ECLI:NL:RVS:2023:1998
Raad van State
- Voorlopige voorziening
- Rechtspraak.nl
Voorlopige voorziening in asielzaak met betrekking tot uitzetting en opvang van vreemdeling
Op 24 mei 2023 heeft de voorzieningenrechter van de Afdeling bestuursrechtspraak van de Raad van State uitspraak gedaan in een zaak betreffende een verzoek om voorlopige voorziening van een vreemdeling. De vreemdeling had eerder een aanvraag ingediend voor een verblijfsvergunning asiel voor bepaalde tijd, welke op 6 februari 2023 door de staatssecretaris van Justitie en Veiligheid was afgewezen. De rechtbank Den Haag had op 25 april 2023 het beroep van de vreemdeling tegen deze afwijzing ongegrond verklaard. Hierop heeft de vreemdeling hoger beroep ingesteld en verzocht om een voorlopige voorziening, zodat hij niet zou worden uitgezet voordat er op het hoger beroep was beslist.
De voorzieningenrechter heeft in zijn overwegingen geconstateerd dat de vreemdeling verzocht heeft om een voorlopige voorziening die hem beschermt tegen uitzetting en die hem opvang en verstrekkingen garandeert.
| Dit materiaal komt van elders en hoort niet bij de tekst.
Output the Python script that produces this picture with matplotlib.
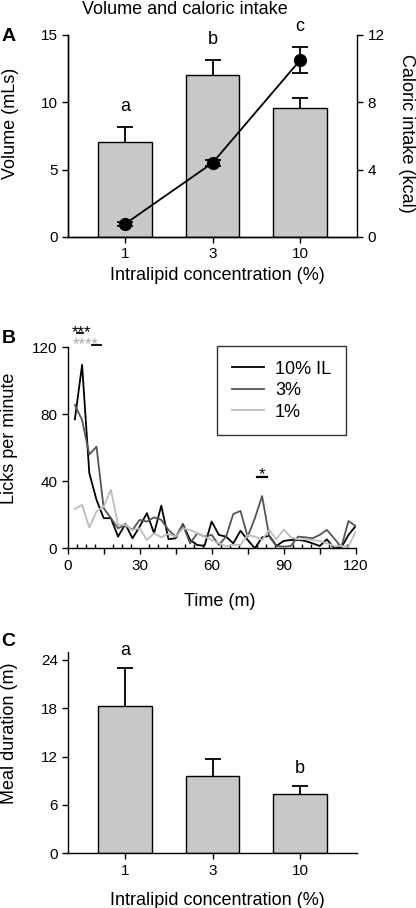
import numpy as np
import matplotlib
matplotlib.use("Agg")
import matplotlib.pyplot as plt
from matplotlib.ticker import MultipleLocator, FuncFormatter

plt.rcParams['font.family'] = ['Liberation Sans', 'DejaVu Sans']
plt.rcParams['axes.linewidth'] = 1.0

# panel A: volume (bars) and caloric intake (line)
conc_labels = ['1', '3', '10']
volume = [7.08, 12.03, 9.58]
volume_err = [1.11, 1.11, 0.72]
kcal = [0.77, 4.4, 10.5]
kcal_err = [0.1, 0.2, 0.78]
letters_a = ['a', 'b', 'c']

# panel B: licks per minute, 3 min bins
minutes = np.arange(3, 121, 3)
licks_10 = [77, 109.5, 45, 29, 18, 18, 7, 14.5, 6, 13,
            21, 9, 25.5, 5.5, 6, 14.5, 5, 2, 1.5, 16,
            8, 7, 3, 10.5, 5, 0, 6.5, 7.5, 1.5, 4.4,
            5, 5, 4.4, 3, 1.4, 5.4, 0, 0.5, 8, 13.3]
licks_3 = [85.6, 76.6, 56, 60.7, 24, 18, 12, 14, 11, 17,
           16, 18.5, 17, 11, 7, 14, 3, 9, 7, 8,
           2, 7, 20.5, 22.3, 7, 18, 31.2, 7, 1.4, 1,
           1.4, 7, 6.6, 6, 8, 11, 6, 0.6, 16.3, 13.3]
licks_1 = [23.5, 26, 12.5, 22, 25, 35, 14, 14, 11, 12,
           5, 9, 6.6, 8.6, 7, 12, 11, 9, 7, 5,
           3, 1.4, 2, 2, 8, 7, 5, 11, 5.4, 11.3,
           6.6, 5.4, 5.4, 5, 4.4, 3, 1.4, 1.4, 1, 10]

# panel C: meal duration
duration = [18.27, 9.61, 7.30]
duration_err = [4.73, 2.14, 1.07]
letters_c = ['a', '', 'b']

bar_color = '#c8c8c8'
tick_fs = 11
label_fs = 13

fig = plt.figure(figsize=(4.16, 9.08), dpi=100)
x = np.arange(len(conc_labels))


def bars_with_upper_err(ax, vals, errs):
    ax.bar(x, vals, width=0.61, color=bar_color, edgecolor='black', linewidth=1.0, zorder=2)
    _, caps, _ = ax.errorbar(x, vals, yerr=[np.zeros(len(vals)), errs], fmt='none',
                             ecolor='black', elinewidth=1.3, capsize=5.5, capthick=1.3,
                             zorder=1)
    # hide the cap sitting on the bar top
    for c in caps:
        if np.allclose(c.get_ydata(), vals):
            c.set_visible(False)


# ---------- A ----------
axA = fig.add_axes([0.1635, 0.739, 0.6947, 0.2225])
bars_with_upper_err(axA, volume, volume_err)
axA.set_xlim(-0.65, 2.65)
axA.set_ylim(0, 15)
axA.set_yticks([0, 5, 10, 15])
axA.set_xticks(x)
axA.set_xticklabels(conc_labels)
axA.spines['top'].set_visible(False)
axA.spines['right'].set_visible(False)
axA.tick_params(labelsize=tick_fs, direction='out', length=4, width=1)
axA.set_ylabel('Volume (mLs)', fontsize=label_fs)
axA.yaxis.set_label_coords(-0.168, 0.56)
axA.set_xlabel('Intralipid concentration (%)', fontsize=label_fs)
axA.xaxis.set_label_coords(0.516, -0.149)
axA.xaxis.label.set_va('top')

axA2 = axA.twinx()
axA2.errorbar(x, kcal, yerr=kcal_err, fmt='-o', color='black', ms=8.5, lw=1.3,
              elinewidth=1.3, capsize=5.5, capthick=1.3, zorder=3)
axA2.set_ylim(0, 12)
axA2.set_yticks([0, 4, 8, 12])
axA2.spines['top'].set_visible(False)
axA2.tick_params(labelsize=tick_fs, direction='out', length=4, width=1)
axA2.set_ylabel('Caloric intake (kcal)', fontsize=label_fs, rotation=270)
axA2.yaxis.set_label_coords(1.142, 0.515)
axA2.yaxis.label.set_va('bottom')

tops = [volume[0] + volume_err[0], volume[1] + volume_err[1],
        (kcal[2] + kcal_err[2]) * 15 / 12]
for xi, top, let in zip(x, tops, letters_a):
    axA.text(xi, top + 1.2, let, ha='center', va='baseline', fontsize=label_fs, clip_on=False)

fig.text(185 / 416, 1 - 1 / 908, 'Volume and caloric intake', ha='center', va='top', fontsize=label_fs)
fig.text(0.004, 1 - 36.7 / 908, 'A', ha='left', va='center', fontsize=14, fontweight='bold')

# ---------- B ----------
axB = fig.add_axes([0.1627, 0.3961, 0.6923, 0.2214])
axB.plot(minutes, licks_10, color='black', lw=1.3, label='10% IL')
axB.plot(minutes, licks_3, color='#555555', lw=1.3, label='3%')
axB.plot(minutes, licks_1, color='#bdbdbd', lw=1.3, label='1%')
axB.set_xlim(0, 120)
axB.set_ylim(0, 120)
axB.set_yticks([0, 40, 80, 120])
axB.xaxis.set_major_locator(MultipleLocator(15))
axB.xaxis.set_major_formatter(FuncFormatter(lambda v, p: f'{v:.0f}' if v % 30 == 0 else ''))
axB.xaxis.set_minor_locator(MultipleLocator(3.75))
axB.spines['top'].set_visible(False)
axB.spines['right'].set_visible(False)
axB.tick_params(axis='both', which='major', labelsize=tick_fs, direction='out', length=4, width=1)
axB.tick_params(axis='x', which='minor', direction='in', length=3, width=1)
axB.set_ylabel('Licks per minute', fontsize=label_fs)
axB.yaxis.set_label_coords(-0.172, 0.546)
axB.set_xlabel('Time (m)', fontsize=label_fs)
axB.xaxis.set_label_coords(0.529, -0.222)
axB.xaxis.label.set_va('top')
leg = axB.legend(loc='upper right', bbox_to_anchor=(0.965, 1.006), borderaxespad=0,
                 fontsize=label_fs, frameon=True, fancybox=False, handlelength=1.8,
                 labelspacing=0.25, borderpad=0.8, handletextpad=0.6)
leg.get_frame().set_edgecolor('black')
leg.get_frame().set_linewidth(1.0)

# significance marks
axB.text(5.9, 133.3, '***', ha='center', va='top', fontsize=12, color='black', clip_on=False)
axB.plot([3.75, 6.5], [128.5, 128.5], color='black', lw=1.3, clip_on=False)
axB.text(7.4, 126.1, '****', ha='center', va='top', fontsize=12, color='#aaaaaa', clip_on=False)
axB.plot([10, 14], [121.4, 121.4], color='black', lw=1.3, clip_on=False)
axB.text(80.8, 48.7, '*', ha='center', va='top', fontsize=12, color='black')
axB.plot([79, 83], [42.8, 42.8], color='black', lw=1.6)
fig.text(0.004, 1 - 338.5 / 908, 'B', ha='left', va='center', fontsize=14, fontweight='bold')

# ---------- C ----------
axC = fig.add_axes([0.164, 0.0602, 0.694, 0.2221])
bars_with_upper_err(axC, duration, duration_err)
axC.set_xlim(-0.65, 2.65)
axC.set_ylim(0, 25)
axC.set_yticks([0, 6, 12, 18, 24])
axC.set_xticks(x)
axC.set_xticklabels(conc_labels)
axC.spines['top'].set_visible(False)
axC.spines['right'].set_visible(False)
axC.tick_params(labelsize=tick_fs, direction='out', length=4, width=1)
axC.set_ylabel('Meal duration (m)', fontsize=label_fs)
axC.yaxis.set_label_coords(-0.173, 0.595)
axC.set_xlabel('Intralipid concentration (%)', fontsize=label_fs)
axC.xaxis.set_label_coords(0.515, -0.19)
axC.xaxis.label.set_va('top')
for xi, d, e, let in zip(x, duration, duration_err, letters_c):
    if let:
        axC.text(xi, d + e + 1.6, let, ha='center', va='baseline', fontsize=label_fs, clip_on=False)
fig.text(0.004, 1 - 641.5 / 908, 'C', ha='left', va='center', fontsize=14, fontweight='bold')

fig.savefig('out.png', dpi=100)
Gezien de omstandigheden en de ingediende argumenten, heeft de voorzieningenrechter besloten om de gevraagde voorlopige voorziening te treffen. Dit betekent dat de vreemdeling niet mag worden uitgezet totdat er een beslissing is genomen op het hoger beroep. Daarnaast is de staatssecretaris van Justitie en Veiligheid veroordeeld tot vergoeding van de proceskosten die de vreemdeling heeft gemaakt in verband met de behandeling van zijn verzoek, tot een bedrag van € 837,00, dat geheel is toe te rekenen aan door een derde beroepsmatig verleende rechtsbijstand.
De uitspraak is openbaar uitgesproken en ondertekend door de voorzieningenrechter en de griffier.